Jason Mercer, TRREB’s chief market analyst, told Canadian Mortgage Professional that despite the uncertain economic climate, borrowers are still likely to face a more positive landscape moving into next year.https://t.co/jEYC0JWTyM— Canadian Mortgage Professional Magazine (@CMPmagazine) May 23, 2023
Multigenerational arrangements offering a solution to supply crisis
Another factor behind the rise of multigenerational properties is Canada’s constant lack of housing supply, a problem that has bedevilled the market for years. Canada Mortgage and Housing Corporation (CMHC) has recently painted a grim picture on the outlook for home construction, especially in and around the country’s largest cities, and Decina said building properties to house multiple generations is an appealing option in that climate.
“When you can look in the GTA [Greater Toronto Area] and find, in a neighbourhood, perhaps an older home that’s pretty much at the end of its lifespan… you think about the options of what you can rebuild instead of building a single-family home,” he said. “Laneway, coach houses, permits for these are becoming much easier from the municipalities and so it does present multigenerational home options for a lot of these families.”
What’s more, families that avail of multigenerational home construction options are often able to develop a larger living space for each of the residents living on the property, Decina added, than they might encounter in a cramped city apartment or condo.
“The product is beautiful,” he said. “Even if the parents take the main home and the laneway house goes to the son or daughter and spouse, instead of a 400- or 500-square-foot condo, they’re getting a nice 1200-to-1500-square-foot detached dwelling with perhaps two stories. It’s a much better option, so it seems to be much more popular right now.”
Where are multigenerational homes most common in Canada?

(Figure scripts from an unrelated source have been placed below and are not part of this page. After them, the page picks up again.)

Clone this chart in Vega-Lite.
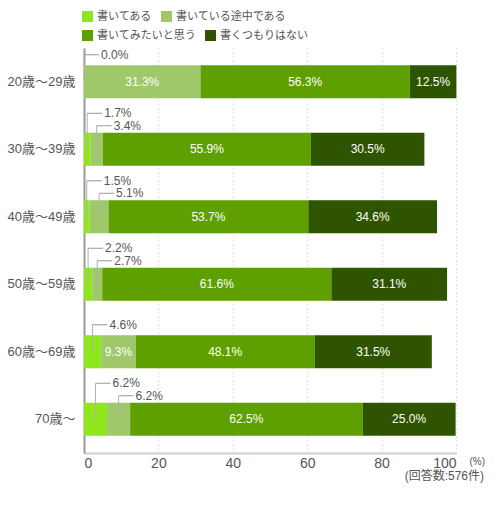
{
  "$schema": "https://vega.github.io/schema/vega-lite/v6.json",
  "description": "年代別の回答割合（回答数:576件）",
  "autosize": {"type": "none"},
  "padding": {"left": 84, "top": 48, "right": 44, "bottom": 63},
  "width": 372,
  "height": 405,
  "background": "white",
  "title": {
    "text": "(回答数:576件)",
    "orient": "bottom",
    "anchor": "end",
    "frame": "group",
    "dx": 28,
    "offset": 1,
    "fontSize": 12,
    "fontWeight": "normal",
    "color": "#555"
  },
  "config": {
    "font": "'Liberation Sans', 'Noto Sans CJK JP', sans-serif",
    "view": {"stroke": null},
    "legend": {
      "title": null,
      "orient": "none",
      "direction": "horizontal",
      "legendX": -2,
      "symbolType": "square",
      "symbolSize": 121,
      "symbolStrokeWidth": 0,
      "labelFontSize": 11,
      "labelColor": "#555",
      "labelOffset": 4,
      "columnPadding": 9
    }
  },
  "data": {
    "values": [
      {"age": "20歳～29歳", "cat": "書いてある", "value": 0.0},
      {"age": "20歳～29歳", "cat": "書いている途中である", "value": 31.3},
      {"age": "20歳～29歳", "cat": "書いてみたいと思う", "value": 56.3},
      {"age": "20歳～29歳", "cat": "書くつもりはない", "value": 12.5},
      {"age": "30歳～39歳", "cat": "書いてある", "value": 1.7},
      {"age": "30歳～39歳", "cat": "書いている途中である", "value": 3.4},
      {"age": "30歳～39歳", "cat": "書いてみたいと思う", "value": 55.9},
      {"age": "30歳～39歳", "cat": "書くつもりはない", "value": 30.5},
      {"age": "40歳～49歳", "cat": "書いてある", "value": 1.5},
      {"age": "40歳～49歳", "cat": "書いている途中である", "value": 5.1},
      {"age": "40歳～49歳", "cat": "書いてみたいと思う", "value": 53.7},
      {"age": "40歳～49歳", "cat": "書くつもりはない", "value": 34.6},
      {"age": "50歳～59歳", "cat": "書いてある", "value": 2.2},
      {"age": "50歳～59歳", "cat": "書いている途中である", "value": 2.7},
      {"age": "50歳～59歳", "cat": "書いてみたいと思う", "value": 61.6},
      {"age": "50歳～59歳", "cat": "書くつもりはない", "value": 31.1},
      {"age": "60歳～69歳", "cat": "書いてある", "value": 4.6},
      {"age": "60歳～69歳", "cat": "書いている途中である", "value": 9.3},
      {"age": "60歳～69歳", "cat": "書いてみたいと思う", "value": 48.1},
      {"age": "60歳～69歳", "cat": "書くつもりはない", "value": 31.5},
      {"age": "70歳～", "cat": "書いてある", "value": 6.2},
      {"age": "70歳～", "cat": "書いている途中である", "value": 6.2},
      {"age": "70歳～", "cat": "書いてみたいと思う", "value": 62.5},
      {"age": "70歳～", "cat": "書くつもりはない", "value": 25.0}
    ]
  },
  "transform": [
    {"calculate": "indexof(['書いてある','書いている途中である','書いてみたいと思う','書くつもりはない'], datum.cat)", "as": "ord"},
    {"stack": "value", "groupby": ["age"], "sort": [{"field": "ord", "order": "ascending"}], "as": ["v0", "v1"]},
    {"calculate": "(datum.v0 + datum.v1) / 2", "as": "mid"},
    {"calculate": "format(datum.value, '.1f') + '%'", "as": "label"}
  ],
  "encoding": {
    "y": {
      "field": "age",
      "type": "nominal",
      "sort": ["20歳～29歳", "30歳～39歳", "40歳～49歳", "50歳～59歳", "60歳～69歳", "70歳～"],
      "scale": {"paddingInner": 0.51, "paddingOuter": 0.255},
      "axis": {
        "title": null,
        "ticks": false,
        "labelPadding": 9,
        "labelFontSize": 13,
        "labelColor": "#555",
        "domainColor": "#999",
        "domainWidth": 2
      }
    }
  },
  "layer": [
    {
      "encoding": {
        "x": {
          "field": "v0",
          "type": "quantitative",
          "scale": {"domain": [0, 100], "nice": false},
          "axis": {
            "values": [0, 20, 40, 60, 80, 100],
            "ticks": false,
            "labelFontSize": 14,
            "labelColor": "#555",
            "labelPadding": 3,
            "domainColor": "#d0d0d0",
            "domainWidth": 2,
            "grid": true,
            "gridColor": "#c8c8c8",
            "gridDash": [1, 3],
            "title": "(%)",
            "titleX": 385,
            "titleY": 8,
            "titleAlign": "left",
            "titleBaseline": "middle",
            "titleFontSize": 10,
            "titleFontWeight": "normal",
            "titleColor": "#555"
          }
        },
        "x2": {"field": "v1"}
      },
      "layer": [
        {
          "transform": [{"filter": "datum.ord < 2"}],
          "mark": {"type": "bar"},
          "encoding": {
            "fill": {
              "field": "cat",
              "type": "nominal",
              "scale": {
                "domain": ["書いてある", "書いている途中である"],
                "range": ["#8fe61c", "#9ec86a"]
              },
              "legend": {"legendY": -37}
            }
          }
        },
        {
          "transform": [{"filter": "datum.ord >= 2"}],
          "mark": {"type": "bar"},
          "encoding": {
            "color": {
              "field": "cat",
              "type": "nominal",
              "scale": {
                "domain": ["書いてみたいと思う", "書くつもりはない"],
                "range": ["#5ea000", "#2e5400"]
              },
              "legend": {"legendY": -18}
            }
          }
        }
      ]
    },
    {
      "transform": [{"filter": "datum.value >= 8"}],
      "mark": {"type": "text", "color": "white", "fontSize": 12, "align": "center", "baseline": "middle"},
      "encoding": {
        "x": {"field": "mid", "type": "quantitative"},
        "text": {"field": "label"}
      }
    },
    {
      "transform": [{"filter": "datum.cat == '書いてある' && indexof(['30歳～39歳','40歳～49歳','50歳～59歳','70歳～'], datum.age) >= 0"}],
      "layer": [
        {
          "mark": {"type": "rule", "color": "#b0b0b0", "strokeWidth": 1, "y2Offset": -36},
          "encoding": {
            "x": {"field": "mid", "type": "quantitative"},
            "y2": {"field": "age", "bandPosition": 0.5}
          }
        },
        {
          "mark": {"type": "rule", "color": "#999", "strokeWidth": 1, "x2Offset": 15, "yOffset": -36},
          "encoding": {
            "x": {"field": "mid", "type": "quantitative"},
            "x2": {"field": "mid"}
          }
        },
        {
          "mark": {"type": "text", "color": "#555", "fontSize": 12, "align": "left", "baseline": "middle", "dx": 17, "dy": -36},
          "encoding": {
            "x": {"field": "mid", "type": "quantitative"},
            "text": {"field": "label"}
          }
        }
      ]
    },
    {
      "transform": [{"filter": "datum.cat == '書いている途中である' && indexof(['30歳～39歳','40歳～49歳','50歳～59歳','70歳～'], datum.age) >= 0"}],
      "layer": [
        {
          "mark": {"type": "rule", "color": "#b0b0b0", "strokeWidth": 1, "y2Offset": -23.5},
          "encoding": {
            "x": {"field": "mid", "type": "quantitative"},
            "y2": {"field": "age", "bandPosition": 0.5}
          }
        },
        {
          "mark": {"type": "rule", "color": "#999", "strokeWidth": 1, "x2Offset": 15, "yOffset": -23.5},
          "encoding": {
            "x": {"field": "mid", "type": "quantitative"},
            "x2": {"field": "mid"}
          }
        },
        {
          "mark": {"type": "text", "color": "#555", "fontSize": 12, "align": "left", "baseline": "middle", "dx": 17, "dy": -23.5},
          "encoding": {
            "x": {"field": "mid", "type": "quantitative"},
            "text": {"field": "label"}
          }
        }
      ]
    },
    {
      "transform": [{"filter": "datum.cat == '書いてある' && (datum.age == '20歳～29歳' || datum.age == '60歳～69歳')"}],
      "layer": [
        {
          "mark": {"type": "rule", "color": "#b0b0b0", "strokeWidth": 1, "y2Offset": -27},
          "encoding": {
            "x": {"field": "mid", "type": "quantitative"},
            "y2": {"field": "age", "bandPosition": 0.5}
          }
        },
        {
          "mark": {"type": "rule", "color": "#999", "strokeWidth": 1, "x2Offset": 15, "yOffset": -27},
          "encoding": {
            "x": {"field": "mid", "type": "quantitative"},
            "x2": {"field": "mid"}
          }
        },
        {
          "mark": {"type": "text", "color": "#555", "fontSize": 12, "align": "left", "baseline": "middle", "dx": 17, "dy": -27},
          "encoding": {
            "x": {"field": "mid", "type": "quantitative"},
            "text": {"field": "label"}
          }
        }
      ]
    }
  ]
}
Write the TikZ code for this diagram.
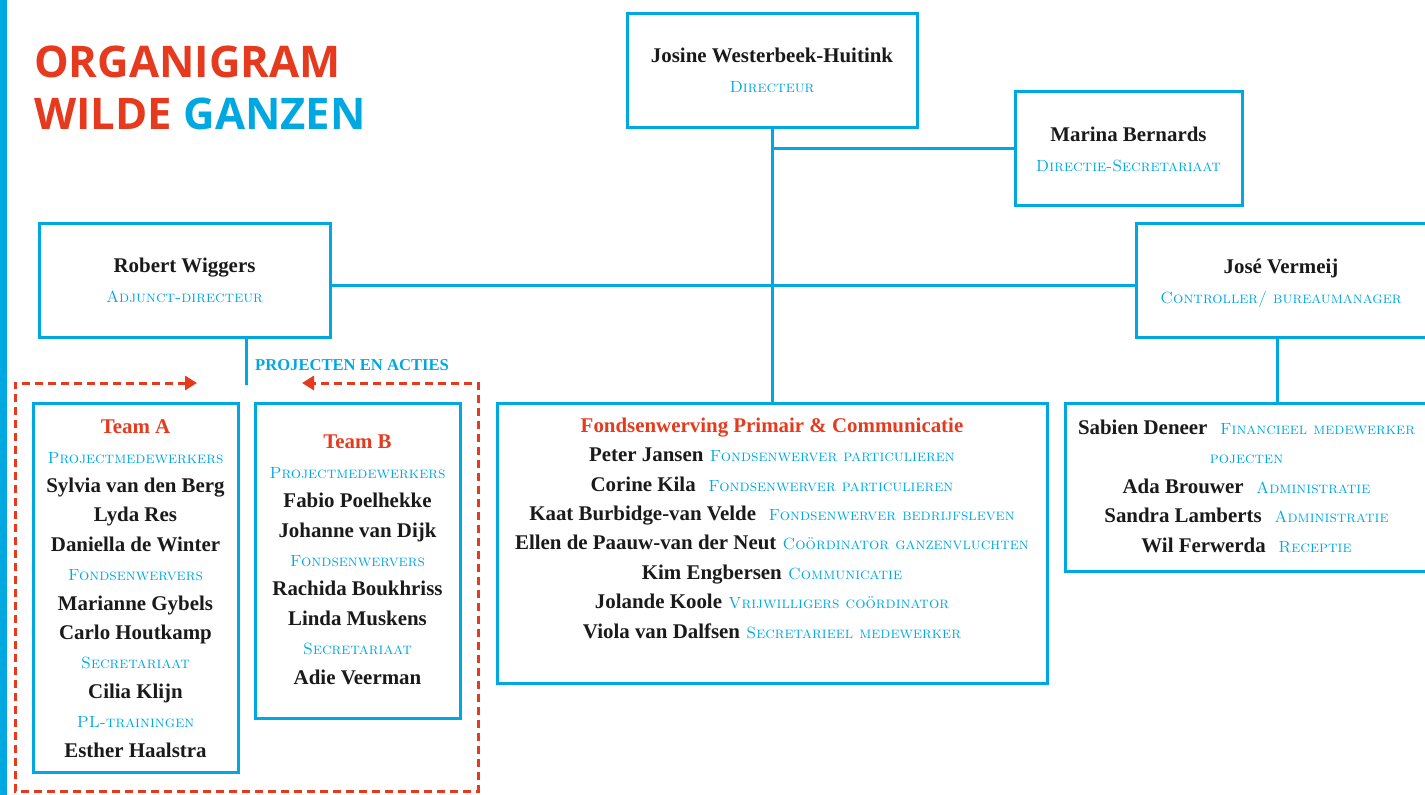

The nearly one million multigenerational household types accounted for about 7% of all homes in Canada in 2021, according to Statistics Canada.
Census Mapper said First Nation reservations accounted for the highest shares of multigenerational households, while Brampton, Ontario had the largest percentage of multigenerational households among cities with at least 10,000.
There, 14.3% of households were made up of multiple generations, compared with 9.6% in Surrey, British Columbia and 9.5% in Markham, Ontario.